Discrètement, l'opposition russe a élu son QG à Kiev
De plus en plus d'activistes opposés à la politique de Vladimir Poutine se réfugient dans la capitale ukrainienne.

«Nous ouvrons une ambassade alternative de la société civile russe en Ukraine.» Ce 13 avril, ils étaient quelques dizaines, journalistes, intellectuels et militants civiques, à inaugurer la «Maison de la Russie libre» à Kiev. Entre quelques photos, des discours enlevés et des toasts enthousiastes, l'événement était modeste. Il a néanmoins marqué un temps fort pour la communauté de quelque 2000 citoyens russes résidant en Ukraine. Dans un contexte de guerre hybride entre la Russie et l'Ukraine, ils sont pour la plupart des opposants en exil au régime de Vladimir Poutine.
«Les Russes qui vivent en Ukraine représentent un groupe crucial de réflexion et de soutien de l'opposition démocratique en Russie», explique Grigori Frolov, jeune cofondateur de la Maison de la Russie libre, et qui vit à Kiev depuis 2016. Dans un contexte de répressions politiques accrues en Russie, le rôle des exilés et de la diaspora comme acteurs de la contestation à Vladimir Poutine revêt une dimension très importante. Les Russes en Ukraine, forts d'une proximité géographique et culturelle, jouissent en outre de l'assise conférée par la Révolution de la Dignité à Kiev, à l'hiver 2014.
Des leçons à tirer
«Nous ne sommes pourtant pas naïfs. Malgré les espoirs soulevés en 2014, nous avons bien compris que le Maïdan n'a pas abouti», analyse Olga Kurnosova, ancienne collaboratrice de l'opposant assassiné Boris Nemtsov. «Mais il reste admirable que les Ukrainiens se soient débarrassés d'un régime corrompu et autoritaire. Nous avons beaucoup à apprendre.»
Pour cette militante démocrate de longue date, les leçons à tirer sont claires: un éventuel renversement du régime en Russie ne débouchera sur rien sans des changements structurels. Tout en discutant, Olga Kurnosova suit avec attention une manifestation de l'opposition unie à Moscou depuis son smartphone. Elle n'a plus qu'un contact virtuel avec les protestations anti-Poutine depuis octobre 2014, quand elle a fui la Russie dans un train de nuit.
Sécurité précaire
Pour autant, le refuge kiévien de ces opposants reste précaire.

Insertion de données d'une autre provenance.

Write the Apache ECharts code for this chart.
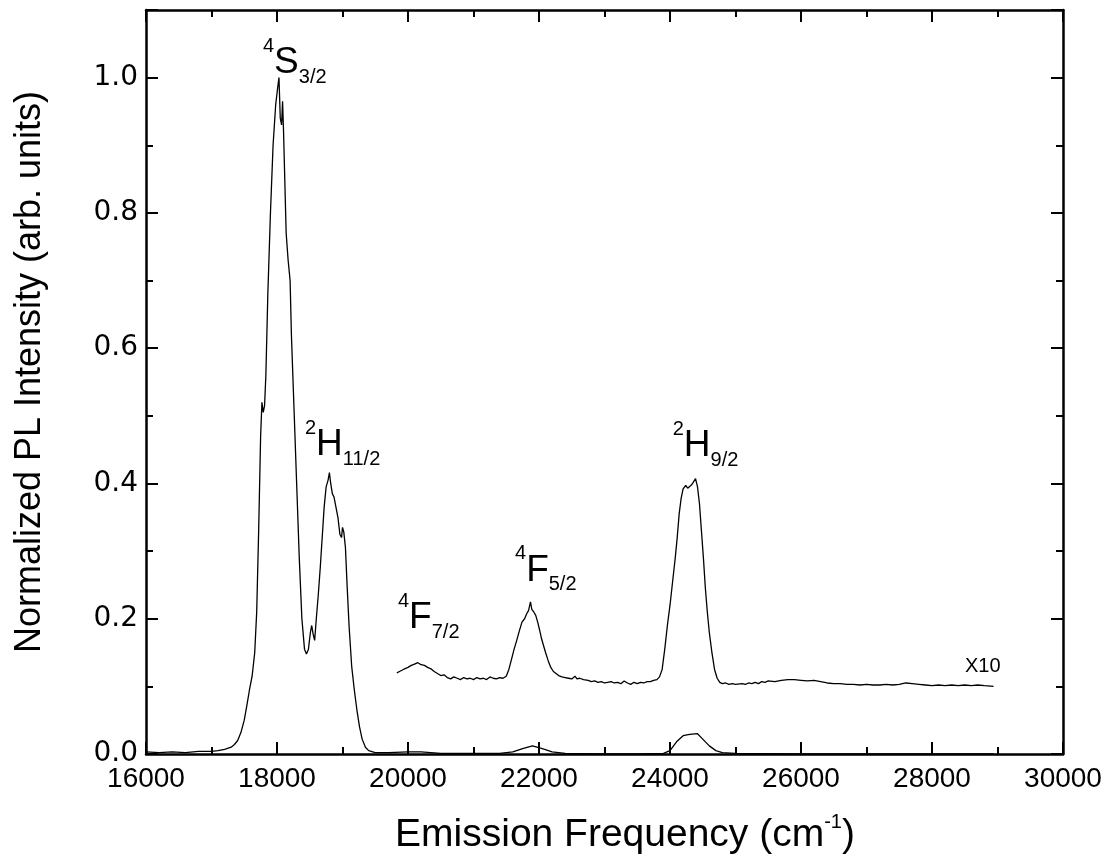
<!DOCTYPE html>
<html>
<head>
<meta charset="utf-8">
<script src="https://cdn.jsdelivr.net/npm/echarts@6/dist/echarts.min.js"></script>
<style>
  html, body { margin: 0; padding: 0; background: #fff; }
  #chart { width: 1113px; height: 868px; }
</style>
</head>
<body>
<div id="chart"></div>
<script>
// full-scale spectrum
var mainFreq = [16000, 16200, 16400, 16600, 16800, 17000, 17100, 17200, 17300, 17350, 17400, 17450, 17500, 17540, 17580, 17620, 17660, 17690, 17720, 17750, 17770, 17790, 17810, 17830, 17860, 17900, 17940, 17980, 18010, 18030, 18050, 18070, 18085, 18100, 18140, 18170, 18200, 18220, 18260, 18300, 18340, 18380, 18420, 18450, 18480, 18510, 18530, 18550, 18575, 18600, 18630, 18660, 18690, 18720, 18750, 18780, 18800, 18820, 18845, 18870, 18900, 18930, 18960, 18985, 19000, 19020, 19045, 19070, 19100, 19140, 19180, 19220, 19260, 19300, 19350, 19400, 19500, 19700, 20000, 20200, 20500, 21000, 21400, 21600, 21750, 21900, 22050, 22200, 22400, 23000, 23500, 23900, 24000, 24100, 24200, 24300, 24420, 24500, 24600, 24700, 24800, 25000, 26000, 27000, 28000, 28940];
var mainInt = [0.003, 0.002, 0.003, 0.002, 0.004, 0.004, 0.005, 0.007, 0.010, 0.014, 0.020, 0.032, 0.050, 0.072, 0.095, 0.115, 0.150, 0.210, 0.330, 0.470, 0.520, 0.505, 0.515, 0.560, 0.680, 0.800, 0.900, 0.960, 0.985, 1.000, 0.940, 0.930, 0.965, 0.920, 0.770, 0.730, 0.700, 0.620, 0.510, 0.400, 0.290, 0.200, 0.155, 0.148, 0.155, 0.180, 0.190, 0.178, 0.168, 0.200, 0.235, 0.275, 0.320, 0.365, 0.395, 0.405, 0.416, 0.400, 0.385, 0.380, 0.365, 0.350, 0.325, 0.320, 0.335, 0.328, 0.305, 0.250, 0.190, 0.130, 0.095, 0.065, 0.040, 0.022, 0.010, 0.005, 0.002, 0.002, 0.003, 0.003, 0.001, 0.001, 0.001, 0.003, 0.008, 0.012, 0.008, 0.003, 0.001, 0.000, 0.000, 0.001, 0.005, 0.018, 0.027, 0.029, 0.030, 0.022, 0.012, 0.005, 0.002, 0.001, 0.000, 0.000, 0.000, 0.000];

// x10 magnified trace (offset)
var zoomFreq = [19830, 19870, 19900, 19930, 19960, 20000, 20050, 20100, 20150, 20200, 20250, 20300, 20350, 20400, 20450, 20500, 20550, 20600, 20650, 20700, 20750, 20800, 20850, 20900, 20950, 21000, 21050, 21100, 21150, 21200, 21250, 21300, 21350, 21400, 21450, 21500, 21540, 21580, 21620, 21660, 21700, 21740, 21780, 21810, 21840, 21870, 21890, 21920, 21950, 21980, 22010, 22040, 22070, 22100, 22140, 22180, 22220, 22260, 22300, 22350, 22400, 22450, 22500, 22550, 22580, 22620, 22680, 22750, 22800, 22850, 22900, 22950, 23000, 23050, 23100, 23150, 23200, 23250, 23300, 23350, 23400, 23450, 23500, 23550, 23600, 23650, 23700, 23750, 23800, 23840, 23880, 23920, 23960, 24000, 24040, 24080, 24110, 24140, 24170, 24200, 24240, 24270, 24300, 24330, 24360, 24390, 24420, 24450, 24480, 24510, 24540, 24570, 24600, 24640, 24680, 24720, 24760, 24800, 24850, 24900, 24950, 25000, 25100, 25150, 25200, 25250, 25300, 25350, 25400, 25450, 25500, 25600, 25700, 25800, 25900, 26000, 26100, 26200, 26300, 26400, 26500, 26600, 26700, 26800, 26900, 27000, 27100, 27200, 27300, 27400, 27500, 27600, 27700, 27800, 27900, 28000, 28100, 28200, 28300, 28400, 28500, 28600, 28700, 28800, 28940];
var zoomInt = [0.120, 0.122, 0.121, 0.125, 0.123, 0.128, 0.131, 0.133, 0.135, 0.132, 0.131, 0.128, 0.126, 0.122, 0.119, 0.116, 0.117, 0.113, 0.111, 0.114, 0.112, 0.110, 0.113, 0.111, 0.112, 0.110, 0.113, 0.111, 0.112, 0.110, 0.114, 0.112, 0.111, 0.113, 0.112, 0.115, 0.125, 0.140, 0.155, 0.168, 0.182, 0.195, 0.200, 0.207, 0.212, 0.225, 0.214, 0.210, 0.205, 0.195, 0.183, 0.170, 0.160, 0.150, 0.138, 0.128, 0.122, 0.119, 0.116, 0.114, 0.113, 0.112, 0.111, 0.115, 0.111, 0.112, 0.110, 0.109, 0.107, 0.108, 0.106, 0.107, 0.105, 0.106, 0.107, 0.105, 0.106, 0.104, 0.108, 0.105, 0.103, 0.106, 0.104, 0.106, 0.105, 0.107, 0.107, 0.109, 0.110, 0.114, 0.125, 0.155, 0.190, 0.220, 0.255, 0.290, 0.320, 0.355, 0.378, 0.392, 0.397, 0.393, 0.395, 0.398, 0.400, 0.407, 0.395, 0.370, 0.330, 0.290, 0.245, 0.210, 0.180, 0.150, 0.125, 0.112, 0.106, 0.104, 0.105, 0.103, 0.104, 0.103, 0.104, 0.103, 0.105, 0.104, 0.106, 0.104, 0.107, 0.106, 0.108, 0.107, 0.109, 0.110, 0.110, 0.109, 0.108, 0.109, 0.107, 0.105, 0.104, 0.104, 0.103, 0.103, 0.102, 0.103, 0.102, 0.102, 0.103, 0.102, 0.103, 0.105, 0.104, 0.103, 0.102, 0.101, 0.102, 0.101, 0.102, 0.101, 0.102, 0.101, 0.102, 0.101, 0.100];

// transition labels
var annFreq = [17786, 18427, 19847, 21634, 24041, 28504];
var annInt = [1.031, 0.467, 0.211, 0.281, 0.465, 0.129];
var annText = [
  '{sup|4}{big|S}{sub|3/2}',
  '{sup|2}{big|H}{sub|11/2}',
  '{sup|4}{big|F}{sub|7/2}',
  '{sup|4}{big|F}{sub|5/2}',
  '{sup|2}{big|H}{sub|9/2}',
  '{small|X10}'
];

var xTicks = [16000, 30000, 2000];
var yTicks = [0, 1.1, 0.2];

var font = '"Liberation Sans", Arial, sans-serif';

function pairs(xs, ys) {
  return xs.map(function (x, i) { return [x, ys[i]]; });
}

var lineAxis = {
  show: true, onZero: false,
  lineStyle: { color: '#000', width: 2.5 }
};
var tick = { show: true, inside: true, length: 12, lineStyle: { color: '#000', width: 2 } };
var minor = { show: true, splitNumber: 2, length: 7, lineStyle: { color: '#000', width: 2 } };

function xAxisOf(pos, showLabel) {
  return {
    type: 'value', position: pos,
    min: xTicks[0], max: xTicks[1], interval: xTicks[2],
    axisLine: lineAxis, axisTick: tick, minorTick: minor,
    splitLine: { show: false },
    axisLabel: {
      show: showLabel, color: '#000', fontSize: 28, fontFamily: font, margin: 11,
      formatter: function (v) { return String(v); }
    }
  };
}
function yAxisOf(pos, showLabel) {
  return {
    type: 'value', position: pos,
    min: yTicks[0], max: yTicks[1], interval: yTicks[2],
    axisLine: lineAxis, axisTick: tick, minorTick: minor,
    splitLine: { show: false },
    axisLabel: {
      show: showLabel, color: '#000', fontSize: 28, fontFamily: '"DejaVu Sans", sans-serif', margin: 8,
      formatter: function (v) { return v > 1.05 ? '' : v.toFixed(1); }
    }
  };
}

var chart = echarts.init(document.getElementById('chart'));

chart.setOption({
  animation: false,
  backgroundColor: '#fff',
  grid: { left: 146, right: 50, top: 10, bottom: 114, containLabel: false },
  xAxis: [xAxisOf('bottom', true), xAxisOf('top', false)],
  yAxis: [yAxisOf('left', true), yAxisOf('right', false)],
  series: [
    {
      name: 'PL', type: 'line', xAxisIndex: 0, yAxisIndex: 0,
      symbol: 'none', data: pairs(mainFreq, mainInt),
      lineStyle: { color: '#000', width: 1.3 }
    },
    {
      name: 'PL x10', type: 'line', xAxisIndex: 0, yAxisIndex: 0,
      symbol: 'none', data: pairs(zoomFreq, zoomInt),
      lineStyle: { color: '#000', width: 1.3 }
    },
    {
      name: 'labels', type: 'scatter', xAxisIndex: 0, yAxisIndex: 0,
      symbolSize: 0, silent: true,
      itemStyle: { opacity: 1 },
      data: pairs(annFreq, annInt),
      label: {
        show: true, position: 'right', distance: 0, color: '#000', opacity: 1, fontFamily: font,
        formatter: function (p) { return annText[p.dataIndex]; },
        rich: {
          sup: { fontSize: 20, lineHeight: 20, verticalAlign: 'top', fontFamily: font, color: '#000' },
          big: { fontSize: 37, lineHeight: 40, verticalAlign: 'top', padding: [8, 0, 0, 0], fontFamily: font, color: '#000' },
          sub: { fontSize: 20, lineHeight: 20, verticalAlign: 'top', padding: [31, 0, 0, 0], fontFamily: font, color: '#000' },
          small: { fontSize: 20, lineHeight: 22, fontFamily: font, color: '#000' }
        }
      }
    }
  ],
  graphic: [
    {
      type: 'text', x: 30, y: 372, rotation: Math.PI / 2,
      style: {
        text: 'Normalized PL Intensity (arb. units)',
        fontSize: 36, fontFamily: font, fill: '#000',
        align: 'center', verticalAlign: 'middle'
      }
    },
    {
      type: 'text', x: 625, y: 835,
      style: {
        text: '{a|Emission Frequency (cm}{s|-1}{a|)}',
        align: 'center', verticalAlign: 'middle', fill: '#000',
        rich: {
          a: { fontSize: 39, lineHeight: 46, fontFamily: font, fill: '#000' },
          s: { fontSize: 20, lineHeight: 20, verticalAlign: 'top', fontFamily: font, fill: '#000' }
        }
      }
    }
  ]
});
</script>
</body>
</html>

Iliya Ponomarev, le seul député de la Douma russe à ne pas avoir voté pour l'annexion de la Crimée en 2014, est en Ukraine depuis 2015. Il a récemment été affublé de deux gardes du corps, après l'assassinat, le 23 mars, de l'ancien député russe Denis Voronenkov en plein centre de Kiev. L'homme aurait été puni pour avoir fait défection au Kremlin. Son meurtre en a glacé plus d'un. «Je n'ai pas particulièrement peur pour ma vie, se conforte Iliya Ponomarev. Mais le message est clair. Moscou a peur de l'opposition venue de Kiev.»
Pour autant, difficile d'articuler un message cohérent, et efficace, depuis Kiev. En raison d'un manque de moyens, mais aussi de coordination. «C'est aussi à cela que la Maison de la Russie libre doit s'atteler», commente Grigori Frolov. A travers une association préexistante, EmigRussia, son équipe apporte assistance et conseil aux émigrés nouveaux venus, notamment au niveau administratif.
De fait, l'Ukraine est une des destinations naturelles pour un citoyen russe obligé de quitter son pays. Hormis la proximité géographique, culturelle et linguistique, l'Ukraine ne requiert pas de visas pour les entrées et séjours de citoyens russes. «Une fois sur place néanmoins, ils s'aperçoivent que la situation n'est pas si simple que ça», explique la journaliste Ekaterina Sergatskova, en Ukraine depuis neuf ans. «Ils rencontrent beaucoup de problèmes avec les services de l'immigration, la police, l'administration en général…»
Hormis un soutien de façade à l'opposition russe, le gouvernement de Kiev ne leur fournit ni aide financière ni logistique. En janvier 2017, l'interdiction de la chaîne d'opposition russe Dojd en Ukraine, au motif de la lutte antipropagande, a au contraire été reçue comme une douche froide par les exilés russes. Dans le contexte de guerre, les partisans ukrainiens d'une rupture définitive avec la Russie et les Russes se font très actifs. L'inauguration de la Maison de la Russie libre, d'ailleurs, a dû être organisée dans le secret, à la suite de menaces de groupes nationalistes ukrainiens. Pour autant, Grigori Frolov reste confiant: «Malgré les circonstances actuelles, je veux croire que nous avons un futur à bâtir ensemble.»